You can’t really call this section padding, because what’s presented here actually seems to be relevant to the series’ overarching story, but it’s seriously mishandled world-building. You can’t bring the plot that you’ve spent a good third of the book establishing to a dead stop just to set up the story rest of the series, especially when that story seems to be based in a completely different sub-genre. It makes reading the book like trying to watch TV while someone’s channel-surfing – just when you’re getting into one show, they switch to something completely different.
The thing is, at the end of the book, I couldn’t tell which of the four different plot threads that were presented was supposed to be the focus of the book. I thought the mystery was the important part, but that only took up maybe a third of the page count, and was resolved with no conflict whatsoever. The Wolf Camp plotline took up the next third of the book or so, but that felt resolved when Cal and Yuki learn to control their powers – also totally without conflict. Towards the end of that one, the book had built up the idea of this epic battle between Yuki, Calvin, and the spirit world on Halloween, and that seemed to be what they were actually training for, so I figured maybe that was where all of this was going. But no, the book ends before we get there.

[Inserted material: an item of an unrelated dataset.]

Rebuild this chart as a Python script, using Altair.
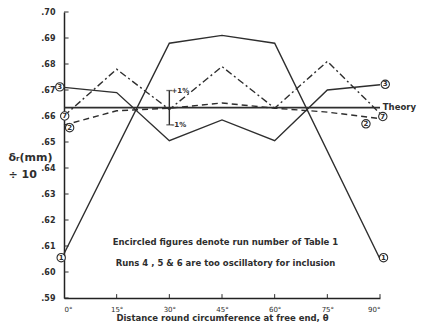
import altair as alt
import pandas as pd

# ---- data ----
angles = [0, 15, 30, 45, 60, 75, 90]
run1_angles = [0, 30, 45, 60, 90]
run1_vals = [0.607, 0.688, 0.691, 0.688, 0.605]
run3_vals = [0.671, 0.669, 0.6505, 0.6585, 0.6505, 0.670, 0.672]
run7_vals = [0.660, 0.678, 0.6625, 0.679, 0.663, 0.681, 0.661]
run2_vals = [0.6565, 0.662, 0.663, 0.665, 0.663, 0.6615, 0.659]
theory_val = 0.6632
err_angle = 30
err_low, err_high = 0.6566, 0.6698

y_ticks = [0.59, 0.60, 0.61, 0.62, 0.63, 0.64, 0.65, 0.66, 0.67, 0.68, 0.69, 0.70]
x_ticks = angles

label_runs = ["1", "1", "3", "3", "7", "7", "2", "2"]
label_x = [-0.8, 91.0, -1.2, 91.5, 0.2, 90.8, 1.6, 86.0]
label_y = [0.6055, 0.6055, 0.6712, 0.6722, 0.6600, 0.6598, 0.6555, 0.6570]

note_lines = ["Encircled figures denote run number of Table 1",
              "Runs 4 , 5 & 6  are too oscillatory  for inclusion"]
note_x = [46, 46]
note_y = [0.6117, 0.6036]

FONT = "DejaVu Sans"
INK = "#2e2e2e"

xs = alt.Scale(domain=[0, 90], nice=False)
ys = alt.Scale(domain=[0.59, 0.70], nice=False, zero=False)

X = alt.X("angle:Q", scale=xs, axis=alt.Axis(
    values=x_ticks, labelExpr="datum.value + '°'", ticks=False, grid=False,
    labelPadding=7, labelFontSize=7, labelFont=FONT, labelColor=INK,
    title="Distance round circumference at free end, θ", titleFont=FONT,
    titleFontSize=8.5, titleFontWeight="bold", titleColor=INK, titlePadding=1,
    domainColor="#222", domainWidth=1.5))
Y = alt.Y("value:Q", scale=ys, axis=alt.Axis(
    values=y_ticks, labelExpr="replace(format(datum.value, '.2f'), '0.', '.')",
    ticks=False, grid=False, labelPadding=9, labelFontSize=8, labelFontWeight="bold",
    labelFont=FONT, labelColor=INK, title=["δᵣ(mm)", "÷ 10"], titleAngle=0,
    titleAlign="left", titleX=-56, titleY=150, titleFont=FONT, titleFontSize=11,
    titleFontWeight="bold", titleColor=INK, titleLineHeight=17,
    domainColor="#222", domainWidth=1.5))

def line_layer(xv, yv, dash=None, width=1.4):
    df = pd.DataFrame({"angle": xv, "value": yv})
    kw = dict(color=INK, strokeWidth=width)
    if dash:
        kw["strokeDash"] = dash
    return alt.Chart(df).mark_line(**kw).encode(x=X, y=Y)

theory = line_layer([0, 90], [theory_val, theory_val], width=1.7)
run1 = line_layer(run1_angles, run1_vals)
run3 = line_layer(angles, run3_vals)
run7 = line_layer(angles, run7_vals, dash=[7, 3, 2, 3])
run2 = line_layer(angles, run2_vals, dash=[6, 4])

# inward ticks
ytick_df = pd.DataFrame({"angle": [0] * len(y_ticks), "a2": [1.3] * len(y_ticks), "value": y_ticks})
yticks = alt.Chart(ytick_df).mark_rule(color=INK, strokeWidth=1).encode(
    x=X, x2="a2:Q", y=Y)
xtick_df = pd.DataFrame({"angle": x_ticks[1:], "value": [0.59] * 6, "v2": [0.5915] * 6})
xticks = alt.Chart(xtick_df).mark_rule(color=INK, strokeWidth=1).encode(
    x=X, y=Y, y2="v2:Q")

# +/- 1% bar
err_df = pd.DataFrame({"angle": [err_angle], "value": [err_low], "v2": [err_high]})
err_rule = alt.Chart(err_df).mark_rule(color=INK, strokeWidth=1.4).encode(x=X, y=Y, y2="v2:Q")
cap_df = pd.DataFrame({"angle": [err_angle, err_angle], "value": [err_low, err_high]})
caps = alt.Chart(cap_df).mark_tick(color=INK, orient="horizontal", size=6, thickness=1.3).encode(x=X, y=Y)
pct_df = pd.DataFrame({"angle": [30.6, 30.6], "value": [err_high, err_low], "t": ["+1%", "-1%"]})
pct = alt.Chart(pct_df).mark_text(align="left", baseline="middle", font=FONT, fontSize=7,
                                  fontWeight="bold", color=INK).encode(x=X, y=Y, text="t:N")

theory_lbl = alt.Chart(pd.DataFrame({"angle": [90.8], "value": [theory_val + 0.0003], "t": ["Theory"]})).mark_text(
    align="left", baseline="middle", font=FONT, fontSize=8.5, fontWeight="bold", color=INK).encode(
    x=X, y=Y, text="t:N")

lab_df = pd.DataFrame({"angle": label_x, "value": label_y, "run": label_runs})
circles = alt.Chart(lab_df).mark_point(shape="circle", filled=True, fill="white", stroke=INK,
                                       strokeWidth=1.1, size=70, opacity=1).encode(x=X, y=Y)
digits = alt.Chart(lab_df).mark_text(font=FONT, fontSize=7, fontWeight="bold", color=INK,
                                     baseline="middle").encode(x=X, y=Y, text="run:N")

note_df = pd.DataFrame({"angle": note_x, "value": note_y, "t": note_lines})
notes = alt.Chart(note_df).mark_text(font=FONT, fontSize=8.5, fontWeight="bold", color=INK,
                                     baseline="middle").encode(x=X, y=Y, text="t:N")

chart = alt.layer(theory, run1, run3, run7, run2, yticks, xticks, err_rule, caps, pct,
                  theory_lbl, circles, digits, notes).properties(
    width=316, height=286, autosize="none",
    padding={"left": 56, "top": 4, "right": 38, "bottom": 24},
    background="white",
).configure_view(stroke=None)

chart.save("out.html", embed_options={"renderer": "svg", "actions": False})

The closest we get to a climax is a sequence towards the end of the book in which Yuki accidentally draws out Cal’s wolf spirit in the middle of the homecoming dance. He starts shifting, so she and her friends rush him back home, where he breaks his leg while leaping out of the car in wolf form. The most “intense” scene in the book involves Yuki’s stereotypical vegan friend setting his leg into a splint with plot-convenience homeopathic veterinary medicine that we haven’t heard a thing about before.
There is no big bad, there is no end fight, no dramatic rise and fall, just one last burst of deus ex crisis that only serves to muddle an already muddled and meandering storyline. We spend the last few chapters just spinning our wheels as Yuki helps Cal recover, and the book ends in what seems like the middle of the introduction to the third book that just got transplanted on to this one.
It’s a shame, because some of the ideas here aren’t bad. I like the idea of spirit wolves, and that Yuki seems to have some sort of cosmic purpose, even if it does seem to make the people around her speshul. The idea for the series overall could really be decent, but this book did nothing to make me want to find out.
She Smells the Dead just didn’t work at all for me, in any way. It just seemed to continually shoot itself in the foot. The plot is a mess, the pacing is non-existent, the characters are bland stereotypes, the relationship is just so immature, the text appears to be comma-phobic, and the writing doesn’t do anyone any favors. There are interesting ideas here and there, but for me, it’s not enough to justify a read.
Thanks to author EJ Stevens for providing the review copy.